Description of the task: From the entries that follow, list every line in which the string "this" appears.

# Supplied records start

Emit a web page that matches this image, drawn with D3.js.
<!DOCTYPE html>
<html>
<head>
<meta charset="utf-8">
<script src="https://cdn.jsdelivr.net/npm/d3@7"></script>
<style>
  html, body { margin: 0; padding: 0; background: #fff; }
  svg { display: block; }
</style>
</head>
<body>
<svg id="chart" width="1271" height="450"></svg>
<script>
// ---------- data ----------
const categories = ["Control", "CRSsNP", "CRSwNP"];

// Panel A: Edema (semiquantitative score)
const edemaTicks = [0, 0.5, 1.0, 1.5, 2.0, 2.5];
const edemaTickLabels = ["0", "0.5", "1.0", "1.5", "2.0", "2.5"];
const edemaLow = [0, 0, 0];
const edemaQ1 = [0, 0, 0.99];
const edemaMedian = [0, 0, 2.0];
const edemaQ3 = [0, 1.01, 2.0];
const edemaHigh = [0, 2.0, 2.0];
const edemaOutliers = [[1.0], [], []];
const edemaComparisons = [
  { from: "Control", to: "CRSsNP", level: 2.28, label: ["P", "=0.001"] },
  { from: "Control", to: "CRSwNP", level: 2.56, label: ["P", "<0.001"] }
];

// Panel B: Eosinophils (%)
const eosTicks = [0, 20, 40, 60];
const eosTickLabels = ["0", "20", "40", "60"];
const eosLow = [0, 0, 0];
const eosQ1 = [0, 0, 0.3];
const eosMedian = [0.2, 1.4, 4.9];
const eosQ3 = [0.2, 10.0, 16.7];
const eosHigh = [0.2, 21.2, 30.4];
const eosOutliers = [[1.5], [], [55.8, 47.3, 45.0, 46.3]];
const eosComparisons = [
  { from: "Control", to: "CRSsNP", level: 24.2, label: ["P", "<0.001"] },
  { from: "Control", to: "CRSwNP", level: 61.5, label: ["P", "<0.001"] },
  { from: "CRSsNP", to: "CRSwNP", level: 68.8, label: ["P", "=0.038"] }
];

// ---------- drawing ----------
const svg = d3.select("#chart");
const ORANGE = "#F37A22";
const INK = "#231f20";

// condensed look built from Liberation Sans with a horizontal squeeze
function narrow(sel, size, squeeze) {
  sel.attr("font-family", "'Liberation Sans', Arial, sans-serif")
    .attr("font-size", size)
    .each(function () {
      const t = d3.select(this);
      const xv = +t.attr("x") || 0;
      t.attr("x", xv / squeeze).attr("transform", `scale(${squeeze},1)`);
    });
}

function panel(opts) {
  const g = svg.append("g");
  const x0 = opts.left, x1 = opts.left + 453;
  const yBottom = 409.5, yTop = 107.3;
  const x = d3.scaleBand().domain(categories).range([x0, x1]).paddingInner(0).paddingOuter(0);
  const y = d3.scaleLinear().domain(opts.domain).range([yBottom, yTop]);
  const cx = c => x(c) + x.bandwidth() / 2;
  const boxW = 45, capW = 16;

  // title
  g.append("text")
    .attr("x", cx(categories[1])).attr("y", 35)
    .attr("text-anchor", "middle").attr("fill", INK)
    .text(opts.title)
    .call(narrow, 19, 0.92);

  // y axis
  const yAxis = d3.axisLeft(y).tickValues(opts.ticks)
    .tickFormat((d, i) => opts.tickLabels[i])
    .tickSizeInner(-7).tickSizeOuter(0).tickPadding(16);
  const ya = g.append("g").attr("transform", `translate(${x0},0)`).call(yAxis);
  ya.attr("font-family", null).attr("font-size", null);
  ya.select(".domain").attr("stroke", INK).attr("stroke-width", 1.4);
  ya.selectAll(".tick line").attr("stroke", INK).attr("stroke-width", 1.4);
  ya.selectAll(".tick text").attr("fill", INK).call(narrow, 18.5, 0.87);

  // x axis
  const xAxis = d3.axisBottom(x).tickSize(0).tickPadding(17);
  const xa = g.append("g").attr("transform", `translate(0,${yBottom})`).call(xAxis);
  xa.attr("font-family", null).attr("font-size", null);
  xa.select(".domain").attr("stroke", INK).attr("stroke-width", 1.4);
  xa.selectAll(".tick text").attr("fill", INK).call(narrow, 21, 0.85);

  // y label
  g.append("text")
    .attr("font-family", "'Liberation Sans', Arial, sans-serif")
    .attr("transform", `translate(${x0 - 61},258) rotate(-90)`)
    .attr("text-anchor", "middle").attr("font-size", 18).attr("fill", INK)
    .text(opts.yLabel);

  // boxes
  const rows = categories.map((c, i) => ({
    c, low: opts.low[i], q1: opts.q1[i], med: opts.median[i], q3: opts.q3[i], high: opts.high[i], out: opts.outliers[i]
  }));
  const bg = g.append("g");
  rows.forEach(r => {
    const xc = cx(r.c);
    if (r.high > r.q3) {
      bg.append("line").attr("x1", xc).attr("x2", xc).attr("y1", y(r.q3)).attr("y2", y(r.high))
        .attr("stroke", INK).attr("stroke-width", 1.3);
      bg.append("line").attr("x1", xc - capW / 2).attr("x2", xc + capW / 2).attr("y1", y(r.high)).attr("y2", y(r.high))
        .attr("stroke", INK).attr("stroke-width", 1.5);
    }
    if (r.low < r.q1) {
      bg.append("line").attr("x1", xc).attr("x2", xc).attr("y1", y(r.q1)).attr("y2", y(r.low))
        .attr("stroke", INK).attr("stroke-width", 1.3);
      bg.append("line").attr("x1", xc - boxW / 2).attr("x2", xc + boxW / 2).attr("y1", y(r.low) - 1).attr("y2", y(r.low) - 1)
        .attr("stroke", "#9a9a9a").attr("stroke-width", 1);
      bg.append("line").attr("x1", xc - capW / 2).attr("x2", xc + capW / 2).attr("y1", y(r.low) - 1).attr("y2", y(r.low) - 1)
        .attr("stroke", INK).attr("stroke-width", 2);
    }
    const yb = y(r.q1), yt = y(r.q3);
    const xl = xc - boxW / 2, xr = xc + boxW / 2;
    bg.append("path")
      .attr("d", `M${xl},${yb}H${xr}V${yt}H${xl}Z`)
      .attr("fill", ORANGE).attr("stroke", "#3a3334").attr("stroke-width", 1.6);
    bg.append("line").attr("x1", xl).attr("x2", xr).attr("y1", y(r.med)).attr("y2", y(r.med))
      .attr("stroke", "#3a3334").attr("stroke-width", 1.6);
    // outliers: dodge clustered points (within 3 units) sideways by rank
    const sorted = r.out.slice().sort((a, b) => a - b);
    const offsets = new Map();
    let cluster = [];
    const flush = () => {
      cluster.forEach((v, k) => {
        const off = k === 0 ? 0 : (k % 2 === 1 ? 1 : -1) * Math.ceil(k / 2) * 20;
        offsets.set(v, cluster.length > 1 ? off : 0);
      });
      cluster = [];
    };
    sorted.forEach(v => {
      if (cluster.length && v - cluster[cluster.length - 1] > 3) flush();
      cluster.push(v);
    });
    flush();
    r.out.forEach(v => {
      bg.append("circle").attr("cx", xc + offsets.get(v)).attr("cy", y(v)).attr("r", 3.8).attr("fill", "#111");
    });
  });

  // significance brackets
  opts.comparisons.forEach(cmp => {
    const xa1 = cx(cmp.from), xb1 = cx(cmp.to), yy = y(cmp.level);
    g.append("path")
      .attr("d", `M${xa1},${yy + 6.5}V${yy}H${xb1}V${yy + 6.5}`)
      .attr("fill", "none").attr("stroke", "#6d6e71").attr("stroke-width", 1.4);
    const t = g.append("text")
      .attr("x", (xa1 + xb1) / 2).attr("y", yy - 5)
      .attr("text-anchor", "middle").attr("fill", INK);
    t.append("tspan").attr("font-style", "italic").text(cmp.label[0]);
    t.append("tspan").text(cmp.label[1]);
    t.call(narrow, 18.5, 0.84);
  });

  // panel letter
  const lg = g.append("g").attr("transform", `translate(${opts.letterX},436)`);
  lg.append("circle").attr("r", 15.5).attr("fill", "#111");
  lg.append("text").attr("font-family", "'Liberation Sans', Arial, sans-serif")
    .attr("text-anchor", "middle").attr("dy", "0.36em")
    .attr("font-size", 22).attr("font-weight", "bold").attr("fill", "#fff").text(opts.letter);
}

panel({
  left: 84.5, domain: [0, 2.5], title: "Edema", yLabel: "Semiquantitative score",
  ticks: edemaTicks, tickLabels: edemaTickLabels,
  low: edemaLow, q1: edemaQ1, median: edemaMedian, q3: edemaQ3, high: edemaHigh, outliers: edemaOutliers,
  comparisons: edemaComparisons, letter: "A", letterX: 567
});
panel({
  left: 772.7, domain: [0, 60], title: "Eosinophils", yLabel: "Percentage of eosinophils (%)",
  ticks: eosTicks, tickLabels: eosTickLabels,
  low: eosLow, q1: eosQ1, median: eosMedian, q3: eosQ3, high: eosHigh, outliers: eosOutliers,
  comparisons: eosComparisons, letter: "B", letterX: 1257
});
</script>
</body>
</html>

# Supplied records end
# Supplied records start

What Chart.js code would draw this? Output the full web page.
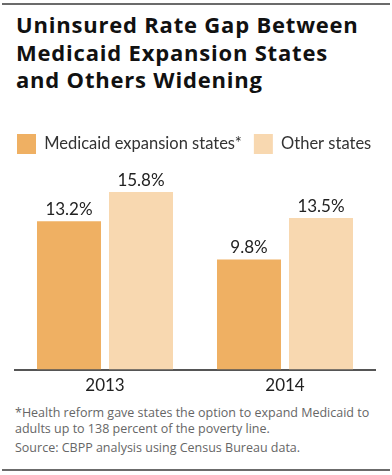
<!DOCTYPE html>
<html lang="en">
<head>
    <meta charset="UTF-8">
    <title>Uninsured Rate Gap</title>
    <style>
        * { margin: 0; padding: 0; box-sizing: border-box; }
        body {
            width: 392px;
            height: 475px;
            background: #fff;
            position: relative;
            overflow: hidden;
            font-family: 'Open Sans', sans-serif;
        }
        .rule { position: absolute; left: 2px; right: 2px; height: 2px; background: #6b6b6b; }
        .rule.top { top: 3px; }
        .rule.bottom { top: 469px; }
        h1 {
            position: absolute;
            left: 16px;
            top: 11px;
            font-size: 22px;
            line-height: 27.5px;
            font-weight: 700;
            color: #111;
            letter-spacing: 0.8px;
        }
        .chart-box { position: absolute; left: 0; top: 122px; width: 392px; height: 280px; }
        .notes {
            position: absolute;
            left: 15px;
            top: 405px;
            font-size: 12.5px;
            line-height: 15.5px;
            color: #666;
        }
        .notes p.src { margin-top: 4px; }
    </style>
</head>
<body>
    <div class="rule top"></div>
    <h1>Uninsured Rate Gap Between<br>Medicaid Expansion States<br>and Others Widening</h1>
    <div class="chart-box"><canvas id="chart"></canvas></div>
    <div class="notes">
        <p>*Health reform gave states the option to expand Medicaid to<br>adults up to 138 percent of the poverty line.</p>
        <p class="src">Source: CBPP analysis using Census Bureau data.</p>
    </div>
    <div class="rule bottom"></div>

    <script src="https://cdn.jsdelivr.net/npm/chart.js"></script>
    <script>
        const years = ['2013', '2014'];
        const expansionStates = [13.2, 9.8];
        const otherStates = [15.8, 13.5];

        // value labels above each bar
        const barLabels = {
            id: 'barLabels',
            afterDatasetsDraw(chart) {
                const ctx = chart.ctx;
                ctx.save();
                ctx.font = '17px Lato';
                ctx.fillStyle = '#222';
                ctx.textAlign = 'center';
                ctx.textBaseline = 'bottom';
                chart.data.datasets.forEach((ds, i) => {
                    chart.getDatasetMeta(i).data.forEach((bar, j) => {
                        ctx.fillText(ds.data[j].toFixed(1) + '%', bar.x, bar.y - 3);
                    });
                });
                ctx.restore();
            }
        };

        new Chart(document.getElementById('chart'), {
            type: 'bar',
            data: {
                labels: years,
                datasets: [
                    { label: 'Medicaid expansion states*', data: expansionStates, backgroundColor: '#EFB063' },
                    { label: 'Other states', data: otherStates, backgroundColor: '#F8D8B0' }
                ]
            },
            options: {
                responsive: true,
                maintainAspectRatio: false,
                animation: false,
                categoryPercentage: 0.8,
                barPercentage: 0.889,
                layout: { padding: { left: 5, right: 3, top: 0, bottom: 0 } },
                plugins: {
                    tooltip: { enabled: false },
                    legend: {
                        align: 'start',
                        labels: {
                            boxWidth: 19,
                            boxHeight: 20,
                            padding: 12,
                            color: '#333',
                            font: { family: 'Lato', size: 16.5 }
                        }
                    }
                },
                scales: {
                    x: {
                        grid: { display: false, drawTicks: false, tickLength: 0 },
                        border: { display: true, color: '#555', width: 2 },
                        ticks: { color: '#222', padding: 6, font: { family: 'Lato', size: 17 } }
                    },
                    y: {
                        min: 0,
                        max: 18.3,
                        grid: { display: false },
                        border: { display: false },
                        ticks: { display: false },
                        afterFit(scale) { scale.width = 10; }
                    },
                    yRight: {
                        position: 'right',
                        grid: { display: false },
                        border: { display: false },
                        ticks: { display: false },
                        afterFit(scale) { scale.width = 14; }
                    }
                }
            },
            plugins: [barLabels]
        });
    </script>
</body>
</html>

# Supplied records end
# Supplied records start

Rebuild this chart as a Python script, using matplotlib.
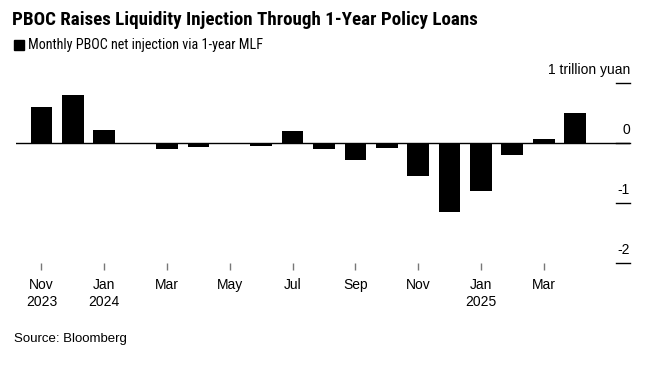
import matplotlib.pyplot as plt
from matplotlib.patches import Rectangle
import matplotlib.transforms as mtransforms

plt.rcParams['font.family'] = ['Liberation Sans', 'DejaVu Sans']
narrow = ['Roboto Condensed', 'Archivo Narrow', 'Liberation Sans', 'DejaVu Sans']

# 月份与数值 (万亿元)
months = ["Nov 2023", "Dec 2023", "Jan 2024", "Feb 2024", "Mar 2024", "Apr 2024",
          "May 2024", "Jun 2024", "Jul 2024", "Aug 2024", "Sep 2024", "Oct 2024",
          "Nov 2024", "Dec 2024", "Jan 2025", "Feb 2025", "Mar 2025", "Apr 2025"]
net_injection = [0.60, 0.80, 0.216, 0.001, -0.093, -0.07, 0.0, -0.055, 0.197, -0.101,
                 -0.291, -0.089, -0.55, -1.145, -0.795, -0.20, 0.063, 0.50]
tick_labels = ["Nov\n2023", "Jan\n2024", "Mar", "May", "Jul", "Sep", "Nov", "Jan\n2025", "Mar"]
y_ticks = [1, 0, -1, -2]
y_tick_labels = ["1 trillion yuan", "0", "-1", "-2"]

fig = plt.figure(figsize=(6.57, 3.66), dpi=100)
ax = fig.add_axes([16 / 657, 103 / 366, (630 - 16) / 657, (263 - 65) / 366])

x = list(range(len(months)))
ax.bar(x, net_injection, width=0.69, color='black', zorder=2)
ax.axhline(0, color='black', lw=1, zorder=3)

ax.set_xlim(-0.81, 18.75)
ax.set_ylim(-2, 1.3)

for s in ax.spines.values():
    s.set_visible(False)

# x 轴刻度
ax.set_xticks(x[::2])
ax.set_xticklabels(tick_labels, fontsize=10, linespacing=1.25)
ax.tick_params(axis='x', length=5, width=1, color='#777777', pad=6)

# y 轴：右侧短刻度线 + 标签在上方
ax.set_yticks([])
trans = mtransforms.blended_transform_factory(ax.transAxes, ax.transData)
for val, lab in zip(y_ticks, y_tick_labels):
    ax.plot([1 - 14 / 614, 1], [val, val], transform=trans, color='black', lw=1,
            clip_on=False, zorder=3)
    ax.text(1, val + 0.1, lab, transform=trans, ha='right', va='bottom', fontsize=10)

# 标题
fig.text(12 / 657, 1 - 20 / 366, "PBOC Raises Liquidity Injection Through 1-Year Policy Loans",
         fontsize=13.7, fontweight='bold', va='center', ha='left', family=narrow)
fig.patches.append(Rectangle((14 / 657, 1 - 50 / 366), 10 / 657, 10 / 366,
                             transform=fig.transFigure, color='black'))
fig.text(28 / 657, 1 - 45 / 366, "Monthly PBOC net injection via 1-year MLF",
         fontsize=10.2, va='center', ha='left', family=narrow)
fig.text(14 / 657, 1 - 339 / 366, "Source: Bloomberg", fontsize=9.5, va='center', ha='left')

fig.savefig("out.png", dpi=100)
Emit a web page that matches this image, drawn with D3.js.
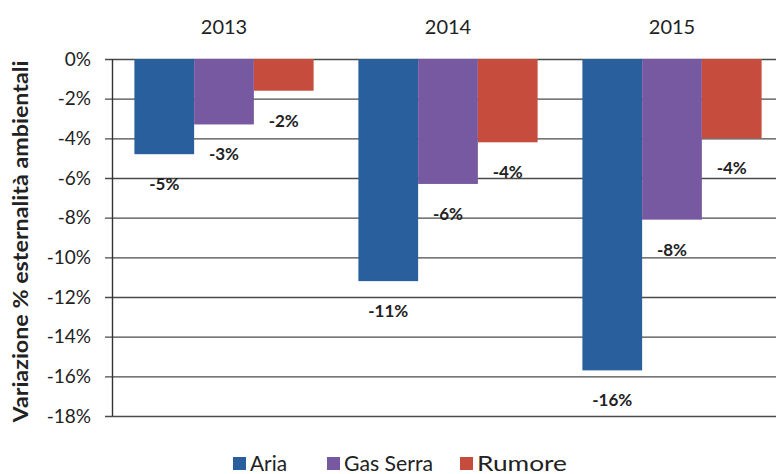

# Supplied records end

Response:
Emit a web page that matches this image, drawn with D3.js.
      const t = d3.select(this);
What Chart.js code would draw this? Output the full web page.
Rebuild this chart as a Python script, using matplotlib.
Emit a web page that matches this image, drawn with D3.js.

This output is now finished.